The Scotland Act 2012 gives Holyrood the power to set a Scottish rate of income tax for Scottish taxpayers. As things stand, it is expected to apply from April 2016.

After a Yes vote

Currency: The Scottish government wants a currency union with the UK. It says the deal would "not only be in Scotland's interests" but would also benefit the rest of the UK.

However, First Minister Alex Salmond says there are other options - using the pound without a currency union; a Scottish currency or a "flexible currency" like Sweden or Norway.

All three pro-Union parties have said they would veto a currency union, which they say "would not be in the interests of Scotland or the continuing UK".

They also point to disadvantages of the sterlingisation option and a new Scottish currency.

Budget: The Scottish Parliament would no longer receive a block grant from the Treasury but would raise its own money to spend.

Taxation: A date for reducing corporation tax by up to 3% to stimulate economic activity would be set.

Air Passenger Duty would be reduced by 50% and a "simpler tax system" to reduce costs and cut down on tax avoidance would be set up.

After a No vote

Currency: In the event of a "No" vote, Scotland's currency would remain the same.
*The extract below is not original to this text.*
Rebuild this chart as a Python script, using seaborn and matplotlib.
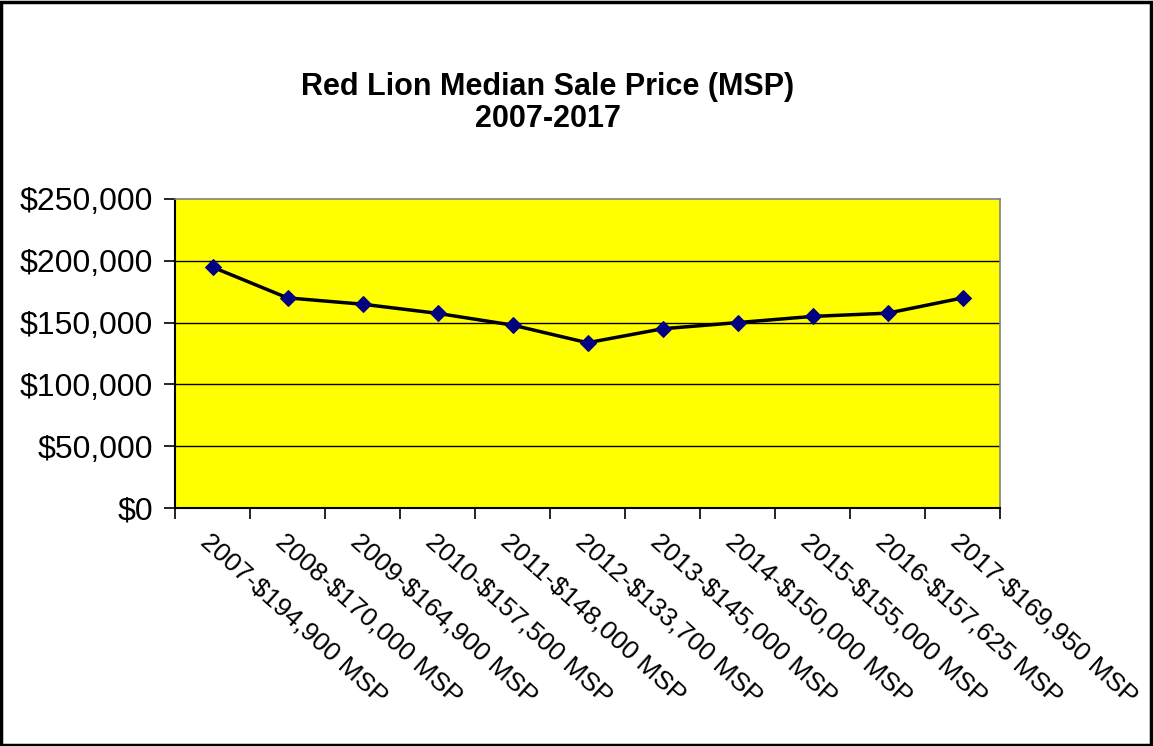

Budget: The Conservatives, Labour and Lib Dems have signed a pledge that includes preserving the block grant from the Treasury to the Scottish government.

In their devolution reports:

  • Labour acknowledged the Barnett allocation would be reduced in proportion to the revenue generated by new tax-raising powers
  • The Conservatives discussed the need for "a robust and stable long-term mechanism" to calculate the grant
  • The Lib Dems advocated moving to a "needs-based payment"

Taxation: Labour proposes that MSPs should be able to vary tax by up to 15p, giving them the option of restoring the 50p rate for top earners. They would also be able to cut the 45p rate but only if the basic rate was cut as well.

The Conservatives propose that Holyrood should be given full income tax powers and Westminster should consider assigning a share of Scottish VAT receipts to the Scottish Parliament. The tax-free personal income tax allowance should remain at Westminster, but, after that, the Scottish Parliament would decide on rates and bands.

Lib Dems propose that income tax paid by Scottish taxpayers should be the responsibility of the Scottish Parliament, with the exception of setting the tax threshold and taxation of savings/investments.

The policies under independence are taken from the Scottish government's White Paper on independence. Yes Scotland and other Yes campaigners do not necessarily share these positions.

Where Better Together has a stance, this has been cited. The separate Labour, Conservative and Lib Dem proposals are taken from their respective reports on devolution.

Both sides' preferred policies would be subject to negotiations following the referendum.

The Scottish government has said that following a Yes vote, arrangements would be in place for full independence from 24 March 2016.

The Better Together campaign has said that following a No vote draft legislation on devolution would be introduced by the end of January 2015.